So in my quest to understand the gender dimensions of water supply this week, I stumbled upon a nice paper by Florencia Devoto and coauthors. They look at the effects of providing piped water in Tangiers, Morocco. The immediately cool thing about this paper is that they got something quite hard – randomization in an infrastructure project.
How, you ask? Well they used my favorite method of random encouragement. And for them it actually worked. Before getting to the story of their results, it’s worth discussing this. What happened was that the utility they were working with was offering potential new clients an interest free loan for the price of connection but without any kind of public information campaign. So information may have been part of the story as to why initial take up was low. But then there is the application for the loan, which they characterize as involving “quite formidable administrative barriers.” Now, I haven’t worked in Morocco, but I did get my own drivers license in Ghana and I have switched cable companies in suburban Maryland. Both of these experiences made me think hard about the value of time. Devoto and co. deal with these hurdles with a “nudge:”
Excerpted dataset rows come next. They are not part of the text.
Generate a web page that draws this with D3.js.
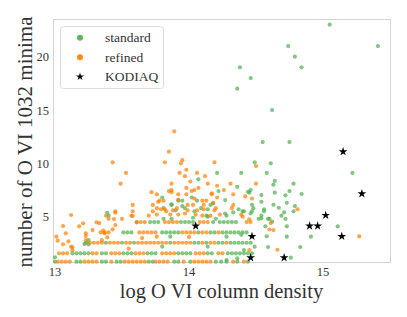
<!DOCTYPE html>
<html>
<head>
<meta charset="utf-8">
<script src="https://cdn.jsdelivr.net/npm/d3@7"></script>
<style>
  body { margin: 0; background: #fff; }
  svg { display: block; }
  text { font-family: "Liberation Serif", "DejaVu Serif", serif; fill: #333; }
</style>
</head>
<body>
<svg id="chart"></svg>
<script>
// y levels of the dense horizontal bands
var rowLevels = [0.78, 1.57, 2.56, 3.53, 4.5];

// x positions (log column density) along each band
var standardRows = [
  [13.00, 13.16, 13.19, 13.35, 13.38, 13.46, 13.49, 13.70, 13.73, 13.89, 13.92, 14.01, 14.20, 14.24, 14.28, 14.36, 14.44],
  [13.13, 13.16, 13.19, 13.22, 13.25, 13.35, 13.38, 13.51, 13.54, 13.57, 13.69, 13.72, 13.75, 13.92, 13.95, 13.98, 14.01, 14.14, 14.17, 14.29, 14.32, 14.35, 14.38, 14.41, 14.44, 14.47],
  [13.23, 13.38, 13.50, 13.59, 13.86, 14.04, 14.07, 14.13, 14.22, 14.25, 14.31, 14.34, 14.37, 14.40, 14.43, 14.46],
  [13.51, 13.54, 13.57, 13.80, 13.83, 13.86, 13.89, 13.92, 14.07, 14.16, 14.19, 14.25, 14.28, 14.31, 14.34, 14.37, 14.40, 14.43],
  [13.71, 13.74, 13.77, 13.94, 13.97, 14.00, 14.03, 14.18, 14.23, 14.26, 14.29, 14.32, 14.35]
];
var refinedRows = [
  [13.02, 13.05, 13.08, 13.11, 13.22, 13.25, 13.28, 13.31, 13.42, 13.52, 13.55, 13.58, 13.61, 13.64, 13.67, 13.75, 13.78, 13.81, 13.84, 13.96, 14.04, 14.07, 14.10, 14.13, 14.16, 14.33, 14.41],
  [13.03, 13.06, 13.09, 13.28, 13.31, 13.42, 13.45, 13.48, 13.60, 13.63, 13.66, 13.80, 13.83, 13.86, 13.89, 14.05, 14.08, 14.11, 14.22, 14.25],
  [13.26, 13.29, 13.32, 13.35, 13.41, 13.44, 13.47, 13.53, 13.56, 13.62, 13.65, 13.68, 13.71, 13.74, 13.77, 13.80, 13.83, 13.89, 13.92, 13.95, 13.98, 14.01, 14.10, 14.16, 14.19, 14.28],
  [13.34, 13.37, 13.40, 13.63, 13.66, 13.69, 13.72, 13.75, 13.95, 13.98, 14.01, 14.04, 14.10, 14.13, 14.22],
  [13.61, 13.64, 13.67, 13.82, 13.85, 13.88, 13.91, 14.08, 14.11, 14.14, 14.43, 14.46]
];

// points off the bands: [log N, number of minima]
var standardScatter = [
  [15.05, 23], [15.41, 21], [14.74, 21], [14.79, 20], [14.38, 19], [14.84, 19], [14.46, 18], [14.36, 17],
  [14.62, 15], [14.55, 12], [14.75, 12],
  [14.49, 10.1], [14.61, 10], [14.39, 9.1], [14.58, 9.1], [15.22, 9.1], [14.21, 9.1], [14.64, 8.35], [14.63, 8.0],
  [14.78, 8.1], [14.36, 7.8], [14.46, 7.5], [14.45, 7.25], [14.75, 7.4], [14.64, 7.25], [14.84, 7.13], [14.54, 7.03],
  [14.72, 7.0], [14.47, 6.12], [14.48, 5.8], [14.63, 6.12], [14.67, 5.84], [14.73, 6.3], [14.79, 6.0], [14.56, 5.7],
  [14.56, 5.5], [14.47, 5.5], [14.46, 5.3], [14.71, 5.4], [14.78, 5.5], [14.33, 5.4], [14.41, 5.5], [14.69, 5.1],
  [14.54, 5.1], [14.52, 4.8], [14.59, 4.8], [14.60, 4.8], [14.72, 4.8], [14.54, 6.4], [14.62, 4.53], [14.57, 4.1],
  [14.73, 4.1], [15.11, 4.1], [14.58, 3.16], [14.73, 3.13], [14.91, 3.13], [14.59, 2.16], [14.83, 2.16], [14.76, 1.16],
  [14.36, 1.1], [14.28, 0.94], [14.41, 1.88], [14.49, 2.19], [14.54, 4.85],
  [13.80, 6.8], [13.87, 6.1], [13.92, 6.5], [13.95, 6.5], [14.02, 6.8], [14.06, 6.5], [14.07, 8.5], [14.22, 7.4],
  [14.16, 6.1], [13.90, 5.6], [13.97, 5.8], [14.09, 5.8], [14.14, 5.7], [13.40, 5.1], [13.81, 4.8], [13.87, 4.8],
  [14.03, 4.9], [14.13, 5.1], [14.20, 4.8], [14.28, 5.1],
  [13.87, 6.16], [13.81, 5.8], [13.95, 6.0], [14.04, 5.5], [14.14, 5.0], [14.27, 5.3], [14.37, 5.7], [14.40, 5.5],
  [14.44, 7.34], [14.18, 6.25], [14.27, 6.56], [13.86, 3.13], [14.28, 3.13], [14.39, 3.3], [13.80, 2.2], [14.14, 2.2],
  [13.00, 1.2], [13.25, 2.41], [13.39, 5.37], [13.61, 4.47], [13.22, 2.44], [13.25, 2.8]
];
var refinedScatter = [
  [13.89, 13], [13.85, 11.1], [13.43, 10.1], [13.82, 10.1], [13.95, 10.3], [13.94, 10], [13.98, 9.4], [13.53, 9.1],
  [13.93, 9.1], [14.06, 9.1], [13.97, 8.8], [14.12, 8.8], [14.19, 10.1], [13.49, 8.1], [13.87, 8.1], [14.01, 8.3],
  [14.14, 8.1], [13.98, 7.7], [14.07, 7.7], [13.87, 7.5], [13.85, 7.4], [14.04, 7.5], [14.02, 7.4], [14.21, 7.9],
  [14.26, 7.5], [14.17, 7.1], [13.76, 7.1], [13.92, 7.1], [13.98, 7.1], [14.04, 6.7], [13.78, 6.5], [13.77, 6.4],
  [13.81, 6.5], [14.21, 6.8], [14.10, 6.5], [14.13, 6.5], [14.18, 6.3], [13.92, 6.6], [13.58, 6.1], [13.73, 6.1],
  [13.99, 6.1], [14.03, 6.1], [14.11, 6.1], [13.45, 5.5], [13.58, 5.5], [13.73, 5.5], [13.76, 5.8], [13.79, 5.7],
  [13.82, 5.7], [13.83, 5.5], [13.88, 5.6], [13.91, 5.8], [13.99, 5.6], [14.06, 5.6], [14.11, 5.7], [14.19, 5.6],
  [14.20, 5.8], [13.57, 5.1], [13.70, 5.1], [13.76, 5.2], [13.86, 5.2], [13.92, 5.2], [14.05, 5.2], [14.10, 5.1],
  [14.16, 5.1], [13.40, 4.8], [13.50, 4.8],
  [14.50, 9.75], [14.31, 8.1], [14.50, 8.1], [14.33, 7.1], [14.42, 6.9], [14.47, 6.7], [14.33, 6.1], [14.81, 5.7],
  [14.40, 5.0], [14.45, 4.75], [13.72, 7.3], [13.87, 7.3], [14.17, 7.2], [13.97, 5.3], [14.23, 5.2], [14.32, 5.8],
  [14.39, 5.2], [14.61, 4.4], [14.63, 3.75], [14.60, 3.8], [15.27, 3.16], [14.66, 1.9], [14.45, 1.88],
  [13.12, 5.16], [13.06, 4.13], [13.08, 3.44], [13.01, 3.13], [13.02, 2.75], [13.18, 4.1], [13.21, 4.38], [13.13, 2.13],
  [13.13, 1.85], [13.23, 3.44], [13.23, 3.19], [13.23, 2.8], [13.28, 3.75], [13.31, 4.47], [13.33, 4.4], [13.35, 2.8],
  [13.37, 3.44], [13.39, 3.07], [13.38, 5.09], [13.36, 3.69], [13.44, 4.78], [13.45, 4.22], [13.43, 3.82], [13.45, 5.37],
  [13.58, 5.07], [13.10, 2.69], [13.06, 2.41], [13.12, 2.19], [13.76, 3.13], [14.00, 3.1], [13.65, 3.0], [13.55, 2.0]
];
var kodiaq = [
  [14.05, 4.13], [14.46, 1.16], [14.47, 3.16], [14.71, 1.16], [14.90, 4.13], [14.96, 4.13],
  [15.02, 5.13], [15.14, 3.16], [15.15, 11.1], [15.29, 7.16]
];

var xTicks = [13, 14, 15];
var yTicks = [5, 10, 15, 20];
var seriesNames = ["standard", "refined", "KODIAQ"];
var seriesColors = ["#4daf4a", "#ff7f00", "#000000"];

var width = 407, height = 317;
var svg = d3.select("#chart").attr("width", width).attr("height", height);

var x = d3.scaleLinear().domain([12.985, 15.5]).range([53, 390]);
var y = d3.scaleLinear().domain([0.66, 23.44]).range([263, 20]);

function flatten(rows) {
  var out = [];
  rows.forEach(function (r, i) {
    r.forEach(function (v) { out.push([v, rowLevels[i]]); });
  });
  return out;
}
var standardAll = flatten(standardRows).concat(standardScatter);
var refinedAll = flatten(refinedRows).concat(refinedScatter);

// frame
svg.append("rect")
  .attr("x", 53.5).attr("y", 19.5)
  .attr("width", 337).attr("height", 243)
  .attr("fill", "none")
  .attr("stroke", "#d4d4d4")
  .attr("stroke-width", 1);

var plot = svg.append("g");

plot.selectAll(".std")
  .data(standardAll)
  .enter().append("circle")
  .attr("class", "std")
  .attr("cx", function (d) { return x(d[0]); })
  .attr("cy", function (d) { return y(d[1]); })
  .attr("r", 2.1)
  .attr("fill", seriesColors[0])
  .attr("fill-opacity", 0.7);

plot.selectAll(".ref")
  .data(refinedAll)
  .enter().append("circle")
  .attr("class", "ref")
  .attr("cx", function (d) { return x(d[0]); })
  .attr("cy", function (d) { return y(d[1]); })
  .attr("r", 2.1)
  .attr("fill", seriesColors[1])
  .attr("fill-opacity", 0.7);

var star = d3.symbol().type(d3.symbolStar).size(24);
plot.selectAll(".kod")
  .data(kodiaq)
  .enter().append("path")
  .attr("class", "kod")
  .attr("d", star)
  .attr("transform", function (d) { return "translate(" + x(d[0]) + "," + y(d[1]) + ")"; })
  .attr("fill", seriesColors[2]);

// tick labels
svg.selectAll(".xt")
  .data(xTicks)
  .enter().append("text")
  .attr("class", "xt")
  .attr("x", function (d) { return x(d); })
  .attr("y", 276)
  .attr("text-anchor", "middle")
  .style("font-size", "12.5px")
  .text(function (d) { return d; });

svg.selectAll(".yt")
  .data(yTicks)
  .enter().append("text")
  .attr("class", "yt")
  .attr("x", 49)
  .attr("y", function (d) { return y(d) + 4.5; })
  .attr("text-anchor", "end")
  .style("font-size", "12.5px")
  .text(function (d) { return d; });

// axis titles
svg.append("text")
  .attr("x", 221.5)
  .attr("y", 298)
  .attr("text-anchor", "middle")
  .style("font-size", "20.5px")
  .text("log O VI column density");

svg.append("text")
  .attr("transform", "translate(32,142) rotate(-90)")
  .attr("text-anchor", "middle")
  .style("font-size", "21px")
  .text("number of O VI 1032 minima");

// legend
var legend = svg.append("g");
legend.append("rect")
  .attr("x", 60.5).attr("y", 26.5)
  .attr("width", 103).attr("height", 62)
  .attr("rx", 3)
  .attr("fill", "#fff")
  .attr("fill-opacity", 0.8)
  .attr("stroke", "#dcdcdc");

var legendRows = [37.7, 57.3, 76.7];
seriesNames.forEach(function (name, i) {
  if (i < 2) {
    legend.append("circle")
      .attr("cx", 80).attr("cy", legendRows[i])
      .attr("r", 3)
      .attr("fill", seriesColors[i])
      .attr("fill-opacity", 0.9);
  } else {
    legend.append("path")
      .attr("d", d3.symbol().type(d3.symbolStar).size(20))
      .attr("transform", "translate(80," + legendRows[i] + ")")
      .attr("fill", seriesColors[i]);
  }
  legend.append("text")
    .attr("x", 105)
    .attr("y", legendRows[i] + 4.5)
    .style("font-size", "13.5px")
    .text(name);
});
</script>
</body>
</html>
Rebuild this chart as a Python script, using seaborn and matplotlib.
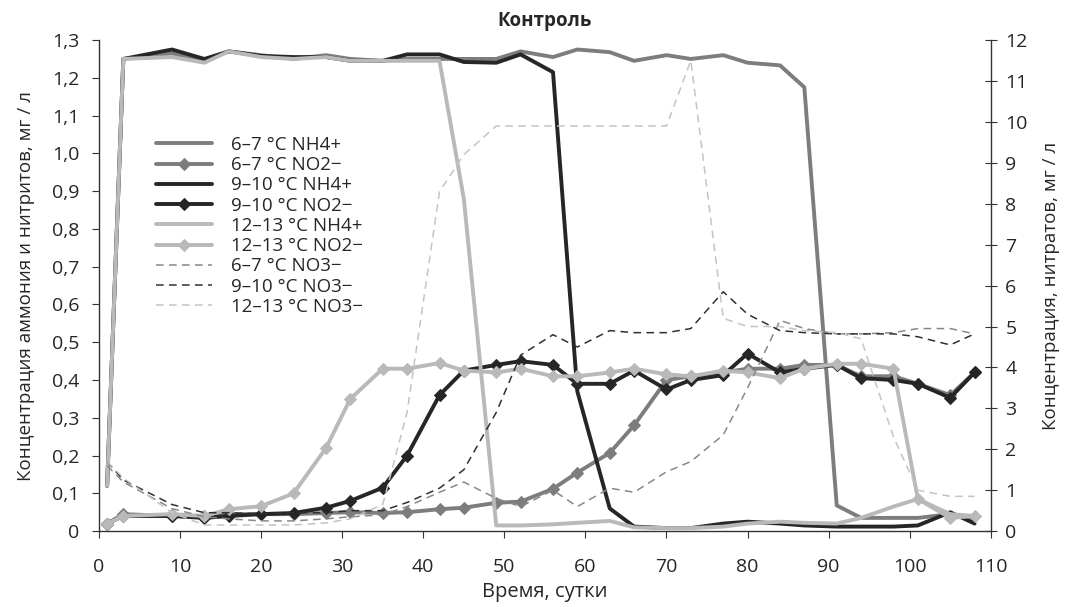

We simplified these procedures radically for households in the treatment group, by obtaining pre-approval from the authorities in bulk, making digital copies of their identification document at home (with cameras), and bringing a branch officer to their home to collect the payment.
Take-up skyrockets – they get 69 percent take-up in the treatment group versus 10 percent in the control. Evaluation lesson 1: Forget just leading the horse to water. Open up his mouth and insert the hose. Policy lesson 1: Effective service delivery: it’s about making things easier for people. House calls help.
So what happens when these folks get water? Let’s start with the counterfactual, because it tells us something about how we should think about external validity here. Most of these folks (60%) were using a public standpipe, with the same quality of water, for free. The rest were getting it from their neighbors. And these folks didn’t seem to be using containers that were contaminated (like >50% of the containers tested in a recent study in Ethiopia). So the main gain here was quantity – and somewhat less distance to go to get it.
Given that the gain here is in quantity and convenience, it’s not surprising that there are no health effects of this intervention (despite what looks like a careful diarrhea and vomiting diary – a sample of which is in the paper). Water fetching time drops from 82 minutes over three days to zero. People seem to spend this additional time on leisure. There is no effect on labor force participation but, while it’s clear they collected detailed time use on some things (leisure, water collection), it’s not clear that they collected it on hours worked for pay/in a business. Also, the treatment group has less conflict with their neighbors over water. And, of course, the one result my kids would hate: the treatment group takes more baths. These connections aren’t cheap, which gives us policy lesson 2: people are willing to borrow to finance these not-necessarily monetary improvements in welfare.
One of the really interesting results in the paper, which was designed before hand and nicely uses the random encouragement and some GIS data, consists of looking a bit further down the road (18 months instead of the 6 for the effects above) at the diffusion of information about the value of the connection. They find that having a household with a connection within 20 meters (these are small plots) increases the probability of having bought your own connection by 18 percentage points. So policy lesson 3: you don’t have to force all of the horses to drink. And evaluation lesson 2: if random encouragement works really well, beware the contamination (and use it to say something interesting).